Unlike its sister show Nailed It!, in which contestants are rather inept home bakers, Is It Cake? features a variety of bakers who actually know what they’re doing and gives them enough time to do what they do best. So the end products are truly stunning works of art, and the useful tips that the bakers give along the way provide valuable insight into next-level cake decorating. Some examples: Recreate the look of clear plastic wrap by tinting gelatin with violet coloring. Airbrush instead of paint for a more realistic, not-too-perfect look. Use modeling chocolate for a cloth-like appearance. I feel like a better baker already!
The contests themselves are also a delight. The same nine bakers compete throughout the series, with those who aren’t baking acting as the peanut gallery. They all seem to genuinely enjoy being around each other, one of the details that makes shows like The Great British
Bake Off Baking Show so nice to watch. Coming from a variety of backgrounds and experience levels, all are extremely talented with their own artistry, and the side conversations among them act as the perfect commentary to each episode.

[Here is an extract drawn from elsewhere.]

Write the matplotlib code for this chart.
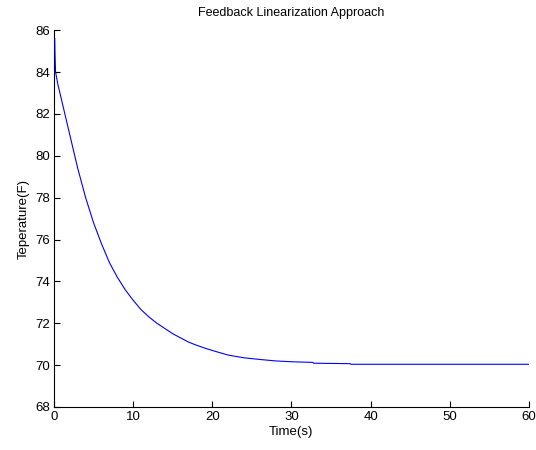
import matplotlib
matplotlib.use("Agg")
import matplotlib.pyplot as plt

# readings
time_s = [0.1, 0.13, 0.2, 0.5, 1, 1.5, 2, 2.5, 3, 3.5, 4, 4.5, 5, 5.5, 6, 6.5,
          7, 7.5, 8, 9, 10, 11, 12, 13, 14, 15, 16, 17, 18, 19, 20,
          22, 24, 26, 28, 30, 32.7, 32.8, 37.4, 37.5, 60]
temp_f = [85.6, 84.9, 84.0, 83.4, 82.6, 81.8, 81.0, 80.2, 79.4, 78.7, 78.0,
          77.4, 76.8, 76.3, 75.8, 75.35, 74.9, 74.55, 74.2, 73.6, 73.1, 72.65,
          72.3, 72.0, 71.75, 71.5, 71.3, 71.1, 70.95, 70.82, 70.7, 70.48,
          70.35, 70.27, 70.2, 70.16, 70.13, 70.09, 70.07, 70.04, 70.04]
x_ticks = [0, 10, 20, 30, 40, 50, 60]
y_ticks = [68, 70, 72, 74, 76, 78, 80, 82, 84, 86]

plt.rcParams['font.family'] = ['Liberation Sans', 'DejaVu Sans']
plt.rcParams['font.size'] = 9.5

fig = plt.figure(figsize=(5.36, 4.5), dpi=100)
ax = fig.add_axes([0.1007, 0.0956, 0.886, 0.8374])

ax.plot(time_s, temp_f, color='#0000ff', linewidth=0.8, zorder=5)

ax.set_xlim(0, 60)
ax.set_ylim(68, 86)
ax.set_xticks(x_ticks)
ax.set_yticks(y_ticks)
ax.tick_params(direction='in', length=4, width=0.8, colors='black', pad=3)
ax.spines['top'].set_visible(False)
ax.spines['right'].set_visible(False)
for s in ['left', 'bottom']:
    ax.spines[s].set_linewidth(0.8)

ax.set_title('Feedback Linearization Approach', fontsize=9, pad=10)
ax.set_xlabel('Time(s)', labelpad=2)
ax.set_ylabel('Teperature(F)', labelpad=4)

fig.savefig('out.png', dpi=100)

But the true MVP of this show, the person who keeps it going and makes it endlessly watchable, is host Mikey Day. Not only is he charismatic and quick on his feet, but he knows exactly what show he’s on. He all but comes out and says the exact words, “We know this is ridiculous, I truly can’t believe this show is real either, but let’s try to have a good time, okay, folks?”
Day can go from winking at the camera to manically waving around all matter of sharp objects ready to slice through whatever item may or may not be a cake. He playfully razzes contestants and guest judges alike, leaning into his nonexistent knowledge of baking for a few fun bits. In the first episode he learns what fondant is, and in a later one the bakers in the gallery teach him completely made-up baking terms, which he accepts as fact.
No, Is It Cake? is not anything resembling prestige TV. But it just might have perfected the formula for highly watchable nonsense. This is the shut-your-brain-all-the-way-off, so-ridiculous-it-just-might-work cooking show we’ve been looking for.